The result is a rivalry with two camps publicly invoking “peaceful exploration” while engaging in strategic competition for lunar resources. Already there are theories that water could produce rocket fuel and sustain life. Others speculate whether moon rock might be useful for construction. These are essentially rhetorical claims — such as the oft-repeated assertion that space’s helium-3 is a potential fusion fuel. These are arguments, however thin, for governments to justify lunar spending with the promise of future payoff.

Nuclear fission on the moon, by contrast, is a concrete engineering race, with the US and China-Russia already funding reactor designs necessary to support human lunar colonies. NASA intends to do so within five years; China and Russia say theirs would be running by 2035. The technology is not new: Small fission reactors in space were part of Cold War competition. The moon might be a proving ground. Reliable nuclear power during the 14-day lunar night cycle might be needed for permanent human bases. Once solved, the same power technology can be taken to Mars. Trump has already said US astronauts would plant the US flag on Mars.

The 1992 UN principles on the use of nuclear power sources in outer space provide a framework for safety and risk reduction, but not a regulator.
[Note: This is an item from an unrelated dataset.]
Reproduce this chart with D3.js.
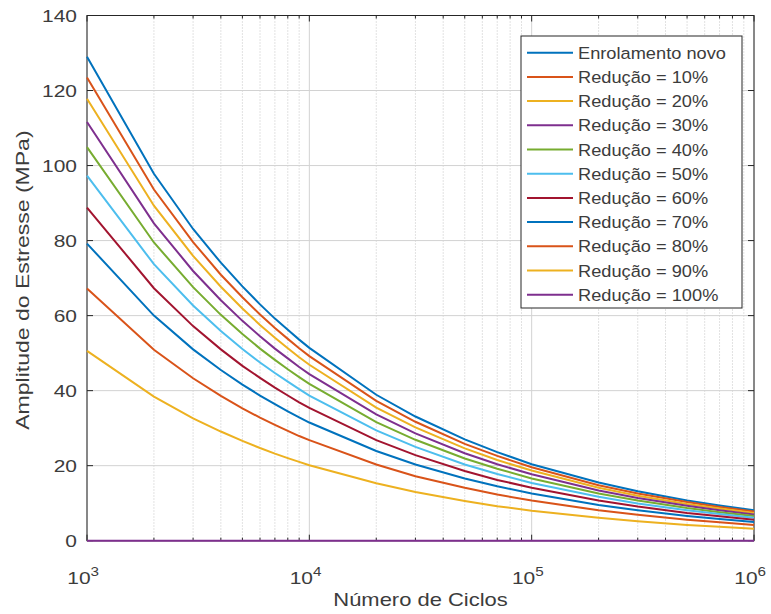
<!DOCTYPE html>
<html>
<head>
<meta charset="utf-8">
<script src="https://d3js.org/d3.v7.min.js"></script>
<style>
  body { margin: 0; background: #fff; }
  svg { display: block; font-family: "Liberation Sans", Arial, sans-serif; }
</style>
</head>
<body>
<div id="chart"></div>
<script>
// cycle counts where the curves were sampled
const cycles = [1e3, 2e3, 3e3, 4e3, 5e3, 6e3, 7e3, 8e3, 9e3, 1e4, 2e4, 3e4, 5e4, 7e4, 1e5, 2e5, 3e5, 5e5, 7e5, 1e6];

const novo   = [129.0, 97.8, 83.1, 74.1, 67.8, 63.0, 59.2, 56.2, 53.6, 51.4, 38.9, 33.1, 27.0, 23.6, 20.4, 15.5, 13.2, 10.7, 9.4, 8.1];
const red10  = [123.5, 93.6, 79.6, 70.9, 64.9, 60.3, 56.7, 53.8, 51.3, 49.2, 37.3, 31.7, 25.8, 22.6, 19.6, 14.8, 12.6, 10.3, 9.0, 7.8];
const red20  = [117.8, 89.3, 75.9, 67.7, 61.9, 57.5, 54.1, 51.3, 48.9, 46.9, 35.5, 30.2, 24.6, 21.5, 18.7, 14.1, 12.0, 9.8, 8.6, 7.4];
const red30  = [111.6, 84.6, 71.9, 64.1, 58.6, 54.5, 51.2, 48.6, 46.3, 44.4, 33.7, 28.6, 23.3, 20.4, 17.7, 13.4, 11.4, 9.3, 8.1, 7.0];
const red40  = [104.9, 79.5, 67.6, 60.2, 55.1, 51.2, 48.2, 45.7, 43.6, 41.8, 31.6, 26.9, 21.9, 19.2, 16.6, 12.6, 10.7, 8.7, 7.6, 6.6];
const red50  = [97.3, 73.7, 62.7, 55.9, 51.1, 47.5, 44.7, 42.4, 40.4, 38.7, 29.4, 25.0, 20.3, 17.8, 15.4, 11.7, 9.9, 8.1, 7.1, 6.1];
const red60  = [88.8, 67.3, 57.2, 51.0, 46.6, 43.4, 40.8, 38.7, 36.9, 35.4, 26.8, 22.8, 18.6, 16.2, 14.1, 10.7, 9.1, 7.4, 6.5, 5.6];
const red70  = [79.2, 60.0, 51.0, 45.5, 41.6, 38.7, 36.4, 34.5, 32.9, 31.5, 23.9, 20.3, 16.6, 14.5, 12.6, 9.5, 8.1, 6.6, 5.8, 5.0];
const red80  = [67.2, 50.9, 43.3, 38.6, 35.3, 32.8, 30.9, 29.3, 27.9, 26.8, 20.3, 17.2, 14.1, 12.3, 10.7, 8.1, 6.9, 5.6, 4.9, 4.2];
const red90  = [50.6, 38.4, 32.6, 29.1, 26.6, 24.7, 23.2, 22.0, 21.0, 20.1, 15.3, 13.0, 10.6, 9.2, 8.0, 6.1, 5.2, 4.2, 3.7, 3.2];
const red100 = [0, 0, 0, 0, 0, 0, 0, 0, 0, 0, 0, 0, 0, 0, 0, 0, 0, 0, 0, 0];

const seriesNames = ['Enrolamento novo', 'Redução = 10%', 'Redução = 20%', 'Redução = 30%', 'Redução = 40%',
  'Redução = 50%', 'Redução = 60%', 'Redução = 70%', 'Redução = 80%', 'Redução = 90%', 'Redução = 100%'];
const seriesValues = [novo, red10, red20, red30, red40, red50, red60, red70, red80, red90, red100];
const colors = ['#0072BD', '#D95319', '#EDB120', '#7E2F8E', '#77AC30', '#4DBEEE', '#A2142F',
  '#0072BD', '#D95319', '#EDB120', '#7E2F8E'];

const yTicks = [0, 20, 40, 60, 80, 100, 120, 140];
const xTicks = [1e3, 1e4, 1e5, 1e6];

const W = 771, H = 614;
const margin = { top: 15.5, right: 17, bottom: 73.3, left: 87 };
const w = W - margin.left - margin.right;
const h = H - margin.top - margin.bottom;
const ink = '#262626';
const txt = '#3c3c3c';

const svg = d3.select('#chart').append('svg').attr('width', W).attr('height', H);
const g = svg.append('g').attr('transform', `translate(${margin.left},${margin.top})`);

const x = d3.scaleLog().domain([1e3, 1e6]).range([0, w]);
const y = d3.scaleLinear().domain([0, 140]).range([h, 0]);

// minor log ticks
const minor = [];
[1e3, 1e4, 1e5].forEach(d => { for (let k = 2; k <= 9; k++) minor.push(d * k); });

// grid
g.append('g').selectAll('line').data(minor).join('line')
  .attr('x1', d => x(d)).attr('x2', d => x(d)).attr('y1', 0).attr('y2', h)
  .attr('stroke', '#c4c4c4').attr('stroke-width', 1).attr('stroke-dasharray', '1 2');
g.append('g').selectAll('line').data(xTicks).join('line')
  .attr('x1', d => x(d)).attr('x2', d => x(d)).attr('y1', 0).attr('y2', h)
  .attr('stroke', '#d2d2d2').attr('stroke-width', 1);
g.append('g').selectAll('line').data(yTicks).join('line')
  .attr('x1', 0).attr('x2', w).attr('y1', d => y(d)).attr('y2', d => y(d))
  .attr('stroke', '#d2d2d2').attr('stroke-width', 1);

// box and ticks
g.append('rect').attr('width', w).attr('height', h).attr('fill', 'none').attr('stroke', ink).attr('stroke-width', 1);
const tk = g.append('g').attr('stroke', ink).attr('stroke-width', 1);
yTicks.forEach(v => {
  tk.append('line').attr('x1', 0).attr('x2', 6).attr('y1', y(v)).attr('y2', y(v));
  tk.append('line').attr('x1', w).attr('x2', w - 6).attr('y1', y(v)).attr('y2', y(v));
});
xTicks.forEach(v => {
  tk.append('line').attr('x1', x(v)).attr('x2', x(v)).attr('y1', h).attr('y2', h - 6);
  tk.append('line').attr('x1', x(v)).attr('x2', x(v)).attr('y1', 0).attr('y2', 6);
});
minor.forEach(v => {
  tk.append('line').attr('x1', x(v)).attr('x2', x(v)).attr('y1', h).attr('y2', h - 3);
  tk.append('line').attr('x1', x(v)).attr('x2', x(v)).attr('y1', 0).attr('y2', 3);
});

// curves (drawn over the axes, the 100% line sits on the bottom edge)
const line = d3.line().x((d, i) => x(cycles[i])).y(d => y(d));
g.append('g').selectAll('path').data(seriesValues).join('path')
  .attr('d', d => line(d))
  .attr('fill', 'none')
  .attr('stroke', (d, i) => colors[i])
  .attr('stroke-width', 2);

// y tick labels
g.append('g').selectAll('text').data(yTicks).join('text')
  .attr('transform', d => `translate(-10,${y(d) + 6}) scale(1.27,1)`)
  .attr('text-anchor', 'end')
  .attr('font-size', 16.5).attr('fill', txt)
  .text(d => d);

// x tick labels 10^n
const xl = g.append('g').selectAll('g').data(xTicks).join('g')
  .attr('transform', d => `translate(${x(d)},${h + 43}) scale(1.27,1)`);
xl.append('text').attr('text-anchor', 'middle').attr('x', -3)
  .attr('font-size', 16.5).attr('fill', txt)
  .text('10')
  .append('tspan').attr('dy', -8).attr('font-size', 12).text(d => Math.round(Math.log10(d)));

// axis titles
svg.append('text')
  .attr('transform', `translate(${margin.left + w / 2},${H - 8}) scale(1.22,1)`)
  .attr('text-anchor', 'middle').attr('font-size', 18).attr('fill', txt)
  .text('Número de Ciclos');
svg.append('text')
  .attr('transform', `translate(29,${margin.top + h / 2 + 2}) rotate(-90) scale(1.28,1)`)
  .attr('text-anchor', 'middle').attr('font-size', 18).attr('fill', txt)
  .text('Amplitude do Estresse (MPa)');

// legend
const lg = svg.append('g').attr('transform', 'translate(521,36)');
lg.append('rect').attr('width', 221).attr('height', 272)
  .attr('fill', '#fff').attr('stroke', ink).attr('stroke-width', 1);
const items = lg.selectAll('g.item').data(seriesNames).join('g')
  .attr('class', 'item')
  .attr('transform', (d, i) => `translate(0,${16.7 + i * 24.2})`);
items.append('line').attr('x1', 6).attr('x2', 52).attr('y1', 0).attr('y2', 0)
  .attr('stroke', (d, i) => colors[i]).attr('stroke-width', 2);
items.append('text')
  .attr('transform', 'translate(57,6) scale(1.06,1)')
  .attr('font-size', 17.2).attr('fill', txt)
  .text(d => d);
</script>
</body>
</html>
The nation that works out how to achieve reliable off-world energy systems could determine the balance of industrial and digital power for the next century.

The drive to leave Earth is often characterized as humans’ need for discovery and exploration. However, there might be something more pressing: humanity is using up natural resources 1.7 times faster than our planet’s biocapacity can regenerate them. There are essentially three ways out: become more efficient by squeezing more GDP per unit of energy; green the production, distribution and consumption of the economy to bring capitalism in line with ecological limits; or move energy-intensive processes off-world.

Much of Silicon Valley favors the last techno-optimist option rather than the first two Earth-based approaches. Google wants datacenters in orbit powered by solar energy. Energy and computer arms races have merged in a startling admission that Earth-based datacenters are approaching ecological and political limits. Google is to put them in the skies. As artificial-intelligence demand and electrification accelerate faster than terrestrial grids can decarbonize, the incentive for off-planet, continuous solar energy would grow stronger. What begins as pragmatic innovation could end as a new phase of extraction: a search for energy and computational capacity once Earth’s limits have been reached.

RED MARS

Life might be imitating art. Kim Stanley Robinson’s classic Mars trilogy opens in 2026 with humanity’s first colonial voyage to the planet. In its first book, Red Mars shows Earth’s nations and corporations over decades competing to control the new frontier. Robinson’s “transnats” foreshadow today’s private contractors and state conglomerates. Echoes of the novel’s debates — nuclear versus solar, terraforming versus preservation — can be found in the real space race today. And just as the colonization of Mars was justified by Earth’s ecological decline, today’s lunar exploration is rationalized by “resource utilization” — using the moon’s resources to reduce dependence on the home planet. The logic subtly inverts the problem: planetary overshoot becomes a license to expand it.

Red Mars ultimately warns that humanity would poison new worlds with its old politics, with disastrous results. Before occupying another planet, the novel’s message is that we must first learn to live sustainably on our own. We can escape Earth but, the novel asks, can we escape ourselves? Yet today, space law is being fashioned to allow appropriation under the guise of peaceful, commercial activity. The US’ 2015 Space Act permits the mining of asteroids as if they were open ore seams. NASA’s moon rock returns helped the US Congress justify space property rights — opening the door for humanity’s last commons to slide into corporate hands.

In the last installment of Robinson’s trilogy, Blue Mars, by the year 2225 settlers are living in harmony with the world they have made. Humans terraform Mars and begin, at last, to inhabit it responsibly. One can only hope we understand that far sooner.